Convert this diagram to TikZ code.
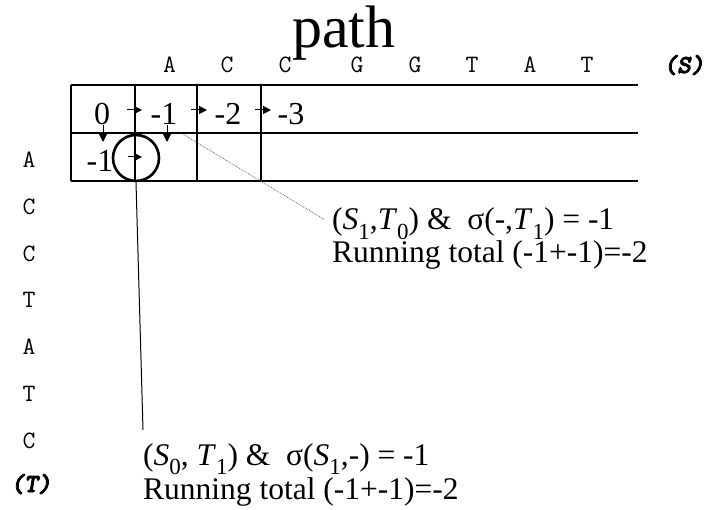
\documentclass[tikz,border=0pt]{standalone}
\usepackage{fontspec}
\setmainfont{Liberation Serif}
\newfontfamily\seqnamefont[FakeBold=3]{lmmonolt10-boldoblique.otf}
\usetikzlibrary{arrows.meta}
% lowered, fairly large subscript digits
\newcommand\lowsub[1]{\raisebox{-0.3em}{\fontsize{23}{23}\selectfont #1}}
\begin{document}
\begin{tikzpicture}[x=1pt,y=-1pt,
  gridline/.style={line width=1.1pt},
  seq/.style={font=\ttfamily\fontsize{25}{25}\selectfont, anchor=base, inner sep=0pt},
  seqname/.style={font=\seqnamefont\fontsize{26}{26}\selectfont, anchor=base, inner sep=0pt},
  score/.style={font=\fontsize{32}{32}\selectfont, anchor=base, inner sep=0pt},
  move/.style={line width=1pt, -{Triangle[length=8pt,width=8pt]}},
  note/.style={font=\fontsize{31.5}{32}\selectfont, anchor=base west, inner sep=0pt},
  leader/.style={line width=1pt},
  hint/.style={line width=0.7pt, densely dotted, black!70},
  pickring/.style={draw, circle, line width=2.6pt, minimum size=46pt, inner sep=0pt},
]
\useasboundingbox (0,0) rectangle (712,510);

% title
\node[font=\fontsize{60}{60}\selectfont, anchor=base west, inner sep=0pt] (title) at (292,48) {path};

% sequence S along the top
\foreach \c/\x [count=\i] in {A/169.5,C/227,C/285,G/357,G/415,T/472,A/530,T/587}
  \node[seq] (s\i) at (\x,73) {\c};
\node[seqname] (sname) at (684,73) {(S)};

% sequence T down the left side
\foreach \c/\y [count=\i] in {A/168,C/214.7,C/261.4,T/308,A/354.8,T/401.5,C/448.2}
  \node[seq] (t\i) at (29,\y) {\c};
\node[seqname] (tname) at (31,492) {(T)};

% score grid
\draw[gridline] (71,85) -- (638,85) (71,133) -- (638,133) (71,181) -- (638,181);
\foreach \x in {71,135,197,261}
  \draw[gridline] (\x,85) -- (\x,181);

% scores
\node[score] (c00) at (102,125) {0};
\node[score] (c01) at (164,125) {-1};
\node[score] (c02) at (228,125) {-2};
\node[score] (c03) at (291,125) {-3};
\node[score] (c10) at (100,172) {-1};

% moves between cells
\coordinate (h1a) at (127,110); \coordinate (h1b) at (142,110);
\coordinate (h2a) at (191,110); \coordinate (h2b) at (207,110);
\coordinate (h3a) at (255,110); \coordinate (h3b) at (271,110);
\coordinate (v1a) at (103,125); \coordinate (v1b) at (103,142);
\coordinate (v2a) at (167,125); \coordinate (v2b) at (167,142);
\coordinate (c1a) at (128,157); \coordinate (c1b) at (142,157);
\draw[move] (h1a) -- (h1b);
\draw[move] (h2a) -- (h2b);
\draw[move] (h3a) -- (h3b);
\draw[move] (v1a) -- (v1b);
\draw[move] (v2a) -- (v2b);

% highlighted cell
\node[pickring] (pick) at (136,158) {};
\draw[move] (c1a) -- (c1b);

% notes
\node[note] (up1) at (332,230) {(\textit{S}\lowsub{1},\textit{T}\lowsub{0}) \&~ σ(-,\textit{T}\lowsub{1}) = -1};
\node[note] (up2) at (332,263) {Running total (-1+-1)=-2};
\node[note] (lo1) at (143,465) {(\textit{S}\lowsub{0}, \textit{T}\lowsub{1}) \&~ σ(\textit{S}\lowsub{1},-) = -1};
\node[note] (lo2) at (143,499) {Running total (-1+-1)=-2};

% leaders to the notes
\coordinate (dotstart) at (181,133);
\coordinate (dotend) at (325,220);
\draw[hint] (dotstart) -- (dotend);
\coordinate (lowend) at (143,430);
\draw[leader] (pick.south) -- (lowend);
\end{tikzpicture}
\end{document}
——————
_Problem details_:
Return the listing above word for word, with the pictures removed.

_Task solution_:
Convert this diagram to TikZ code.
\documentclass[tikz,border=0pt]{standalone}
\usepackage{fontspec}
\setmainfont{Liberation Serif}
\newfontfamily\seqnamefont[FakeBold=3]{lmmonolt10-boldoblique.otf}
\usetikzlibrary{arrows.meta}
% lowered, fairly large subscript digits
\newcommand\lowsub[1]{\raisebox{-0.3em}{\fontsize{23}{23}\selectfont #1}}
\begin{document}
\begin{tikzpicture}[x=1pt,y=-1pt,
  gridline/.style={line width=1.1pt},
  seq/.style={font=\ttfamily\fontsize{25}{25}\selectfont, anchor=base, inner sep=0pt},
  seqname/.style={font=\seqnamefont\fontsize{26}{26}\selectfont, anchor=base, inner sep=0pt},
  score/.style={font=\fontsize{32}{32}\selectfont, anchor=base, inner sep=0pt},
  move/.style={line width=1pt, -{Triangle[length=8pt,width=8pt]}},
  note/.style={font=\fontsize{31.5}{32}\selectfont, anchor=base west, inner sep=0pt},
  leader/.style={line width=1pt},
  hint/.style={line width=0.7pt, densely dotted, black!70},
  pickring/.style={draw, circle, line width=2.6pt, minimum size=46pt, inner sep=0pt},
]
\useasboundingbox (0,0) rectangle (712,510);

% title
\node[font=\fontsize{60}{60}\selectfont, anchor=base west, inner sep=0pt] (title) at (292,48) {path};

% sequence S along the top
\foreach \c/\x [count=\i] in {A/169.5,C/227,C/285,G/357,G/415,T/472,A/530,T/587}
  \node[seq] (s\i) at (\x,73) {\c};
\node[seqname] (sname) at (684,73) {(S)};

% sequence T down the left side
\foreach \c/\y [count=\i] in {A/168,C/214.7,C/261.4,T/308,A/354.8,T/401.5,C/448.2}
  \node[seq] (t\i) at (29,\y) {\c};
\node[seqname] (tname) at (31,492) {(T)};

% score grid
\draw[gridline] (71,85) -- (638,85) (71,133) -- (638,133) (71,181) -- (638,181);
\foreach \x in {71,135,197,261}
  \draw[gridline] (\x,85) -- (\x,181);

% scores
\node[score] (c00) at (102,125) {0};
\node[score] (c01) at (164,125) {-1};
\node[score] (c02) at (228,125) {-2};
\node[score] (c03) at (291,125) {-3};
\node[score] (c10) at (100,172) {-1};

% moves between cells
\coordinate (h1a) at (127,110); \coordinate (h1b) at (142,110);
\coordinate (h2a) at (191,110); \coordinate (h2b) at (207,110);
\coordinate (h3a) at (255,110); \coordinate (h3b) at (271,110);
\coordinate (v1a) at (103,125); \coordinate (v1b) at (103,142);
\coordinate (v2a) at (167,125); \coordinate (v2b) at (167,142);
\coordinate (c1a) at (128,157); \coordinate (c1b) at (142,157);
\draw[move] (h1a) -- (h1b);
\draw[move] (h2a) -- (h2b);
\draw[move] (h3a) -- (h3b);
\draw[move] (v1a) -- (v1b);
\draw[move] (v2a) -- (v2b);

% highlighted cell
\node[pickring] (pick) at (136,158) {};
\draw[move] (c1a) -- (c1b);

% notes
\node[note] (up1) at (332,230) {(\textit{S}\lowsub{1},\textit{T}\lowsub{0}) \&~ σ(-,\textit{T}\lowsub{1}) = -1};
\node[note] (up2) at (332,263) {Running total (-1+-1)=-2};
\node[note] (lo1) at (143,465) {(\textit{S}\lowsub{0}, \textit{T}\lowsub{1}) \&~ σ(\textit{S}\lowsub{1},-) = -1};
\node[note] (lo2) at (143,499) {Running total (-1+-1)=-2};

% leaders to the notes
\coordinate (dotstart) at (181,133);
\coordinate (dotend) at (325,220);
\draw[hint] (dotstart) -- (dotend);
\coordinate (lowend) at (143,430);
\draw[leader] (pick.south) -- (lowend);
\end{tikzpicture}
\end{document}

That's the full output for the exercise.